What to work on: Present the data once more in exactly its original form.

□ □ □ □ □

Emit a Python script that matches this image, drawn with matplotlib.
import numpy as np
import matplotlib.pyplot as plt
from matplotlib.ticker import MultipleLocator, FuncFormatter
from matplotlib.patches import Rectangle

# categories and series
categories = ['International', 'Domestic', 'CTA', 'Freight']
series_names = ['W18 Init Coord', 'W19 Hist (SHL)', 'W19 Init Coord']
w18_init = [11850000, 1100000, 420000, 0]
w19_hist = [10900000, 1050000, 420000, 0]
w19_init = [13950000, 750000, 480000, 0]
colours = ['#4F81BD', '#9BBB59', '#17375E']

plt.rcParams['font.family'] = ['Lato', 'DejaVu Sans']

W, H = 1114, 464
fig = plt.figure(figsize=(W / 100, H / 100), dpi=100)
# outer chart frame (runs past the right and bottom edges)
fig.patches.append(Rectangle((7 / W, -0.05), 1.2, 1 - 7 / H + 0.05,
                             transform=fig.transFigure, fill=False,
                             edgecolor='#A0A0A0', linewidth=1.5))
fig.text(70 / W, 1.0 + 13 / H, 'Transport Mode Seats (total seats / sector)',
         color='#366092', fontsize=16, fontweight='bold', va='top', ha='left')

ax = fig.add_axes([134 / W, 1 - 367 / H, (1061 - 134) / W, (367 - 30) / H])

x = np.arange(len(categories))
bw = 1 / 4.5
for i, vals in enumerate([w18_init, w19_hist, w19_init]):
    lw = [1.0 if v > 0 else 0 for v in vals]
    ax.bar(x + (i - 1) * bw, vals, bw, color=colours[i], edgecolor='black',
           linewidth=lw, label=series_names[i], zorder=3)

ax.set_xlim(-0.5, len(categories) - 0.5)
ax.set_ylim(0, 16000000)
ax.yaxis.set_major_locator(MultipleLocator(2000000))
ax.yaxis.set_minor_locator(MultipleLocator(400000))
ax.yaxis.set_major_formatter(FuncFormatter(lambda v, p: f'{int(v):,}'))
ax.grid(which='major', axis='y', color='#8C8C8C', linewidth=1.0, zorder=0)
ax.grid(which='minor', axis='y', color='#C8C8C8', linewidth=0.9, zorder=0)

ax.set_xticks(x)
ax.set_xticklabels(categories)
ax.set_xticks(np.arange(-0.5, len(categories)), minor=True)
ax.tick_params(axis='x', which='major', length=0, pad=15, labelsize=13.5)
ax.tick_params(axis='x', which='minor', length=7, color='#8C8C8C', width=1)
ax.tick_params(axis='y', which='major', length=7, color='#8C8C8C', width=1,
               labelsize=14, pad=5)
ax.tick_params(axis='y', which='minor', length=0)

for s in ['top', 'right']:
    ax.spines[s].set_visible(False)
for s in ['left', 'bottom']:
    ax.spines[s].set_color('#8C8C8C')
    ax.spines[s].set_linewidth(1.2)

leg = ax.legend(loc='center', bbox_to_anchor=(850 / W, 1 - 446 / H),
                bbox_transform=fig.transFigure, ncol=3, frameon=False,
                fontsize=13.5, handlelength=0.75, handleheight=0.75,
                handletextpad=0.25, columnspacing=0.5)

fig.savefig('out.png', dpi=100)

□ □ □ □ □

Answer:
Emit a Python script that matches this image, drawn with matplotlib.
import numpy as np
import matplotlib.pyplot as plt
from matplotlib.ticker import MultipleLocator, FuncFormatter
from matplotlib.patches import Rectangle

# categories and series
categories = ['International', 'Domestic', 'CTA', 'Freight']
series_names = ['W18 Init Coord', 'W19 Hist (SHL)', 'W19 Init Coord']
w18_init = [11850000, 1100000, 420000, 0]
w19_hist = [10900000, 1050000, 420000, 0]
w19_init = [13950000, 750000, 480000, 0]
colours = ['#4F81BD', '#9BBB59', '#17375E']

plt.rcParams['font.family'] = ['Lato', 'DejaVu Sans']

W, H = 1114, 464
fig = plt.figure(figsize=(W / 100, H / 100), dpi=100)
# outer chart frame (runs past the right and bottom edges)
fig.patches.append(Rectangle((7 / W, -0.05), 1.2, 1 - 7 / H + 0.05,
                             transform=fig.transFigure, fill=False,
                             edgecolor='#A0A0A0', linewidth=1.5))
fig.text(70 / W, 1.0 + 13 / H, 'Transport Mode Seats (total seats / sector)',
         color='#366092', fontsize=16, fontweight='bold', va='top', ha='left')

ax = fig.add_axes([134 / W, 1 - 367 / H, (1061 - 134) / W, (367 - 30) / H])

x = np.arange(len(categories))
bw = 1 / 4.5
for i, vals in enumerate([w18_init, w19_hist, w19_init]):
    lw = [1.0 if v > 0 else 0 for v in vals]
    ax.bar(x + (i - 1) * bw, vals, bw, color=colours[i], edgecolor='black',
           linewidth=lw, label=series_names[i], zorder=3)

ax.set_xlim(-0.5, len(categories) - 0.5)
ax.set_ylim(0, 16000000)
ax.yaxis.set_major_locator(MultipleLocator(2000000))
ax.yaxis.set_minor_locator(MultipleLocator(400000))
ax.yaxis.set_major_formatter(FuncFormatter(lambda v, p: f'{int(v):,}'))
ax.grid(which='major', axis='y', color='#8C8C8C', linewidth=1.0, zorder=0)
ax.grid(which='minor', axis='y', color='#C8C8C8', linewidth=0.9, zorder=0)

ax.set_xticks(x)
ax.set_xticklabels(categories)
ax.set_xticks(np.arange(-0.5, len(categories)), minor=True)
ax.tick_params(axis='x', which='major', length=0, pad=15, labelsize=13.5)
ax.tick_params(axis='x', which='minor', length=7, color='#8C8C8C', width=1)
ax.tick_params(axis='y', which='major', length=7, color='#8C8C8C', width=1,
               labelsize=14, pad=5)
ax.tick_params(axis='y', which='minor', length=0)

for s in ['top', 'right']:
    ax.spines[s].set_visible(False)
for s in ['left', 'bottom']:
    ax.spines[s].set_color('#8C8C8C')
    ax.spines[s].set_linewidth(1.2)

leg = ax.legend(loc='center', bbox_to_anchor=(850 / W, 1 - 446 / H),
                bbox_transform=fig.transFigure, ncol=3, frameon=False,
                fontsize=13.5, handlelength=0.75, handleheight=0.75,
                handletextpad=0.25, columnspacing=0.5)

fig.savefig('out.png', dpi=100)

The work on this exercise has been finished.